On the subject of the Paris Peace Accords, recently completed with North Vietnam, the President was openly belligerent. He “took off his gloves,” as he said, and in a January 31 press conference baited his longtime media critics regarding the Vietnam war. He bluntly charged that the leading peace advocates were the most outspoken critics of his efforts to end the hostilities. But Nixon was determined to have the last word: “as far as this administration is concerned … we finally have achieved a peace with honor. I know it gags some of you to write that phrase, but it is true.” Meanwhile, Nixon told Henry Kissinger to emphasize to Joseph Alsop, a friendly columnist, “the lonely & heroic courage” of the President.
14

Well aware of his own vulnerabilities, Nixon urged his aides to press the media to portray the Administration favorably and to expose his enemies’ misdeeds.
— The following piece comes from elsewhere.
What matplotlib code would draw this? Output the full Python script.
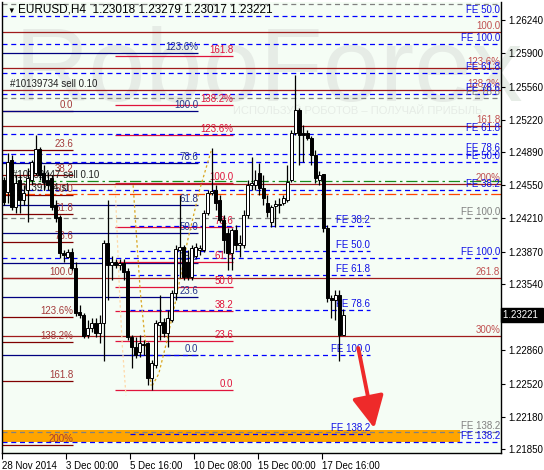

The President pushed Dean again in January to get hard evidence that his campaign plane had been bugged in 1968. He suggested that Dean secure details from DeLoach at the FBI. With that information, Nixon was certain that Lyndon Johnson could “turn all this off”—meaning that the former President could persuade his fellow Democrats to cease their attacks lest they embarrass him. Nixon instructed Haldeman to speak to Connally in an attempt to reach Johnson. Meanwhile, he wanted Dwayne Andreas, who had contributed heavily to both Nixon and Hubert Humphrey, to “go in & scare Hubert.” Johnson died on January 22, two days after Nixon’s second inaugural. In a post-election telegram, Johnson had promised that he would “do anything … to ease your burden and help you make a good president in the days ahead.” The President had lost a possible ally, but one of doubtful influence at that point.
15

The public bravado disguised the continuing cover-up, which had mustered the proverbial bodyguard of lies to protect the truth. Actually, there were two cover-ups: one to conceal the involvement of CREEP in the Watergate break-in, the other to protect the President. They eventually converged, ostensibly to “protect the presidency,” as Nixon liked to say; what he meant, of course, was to protect himself.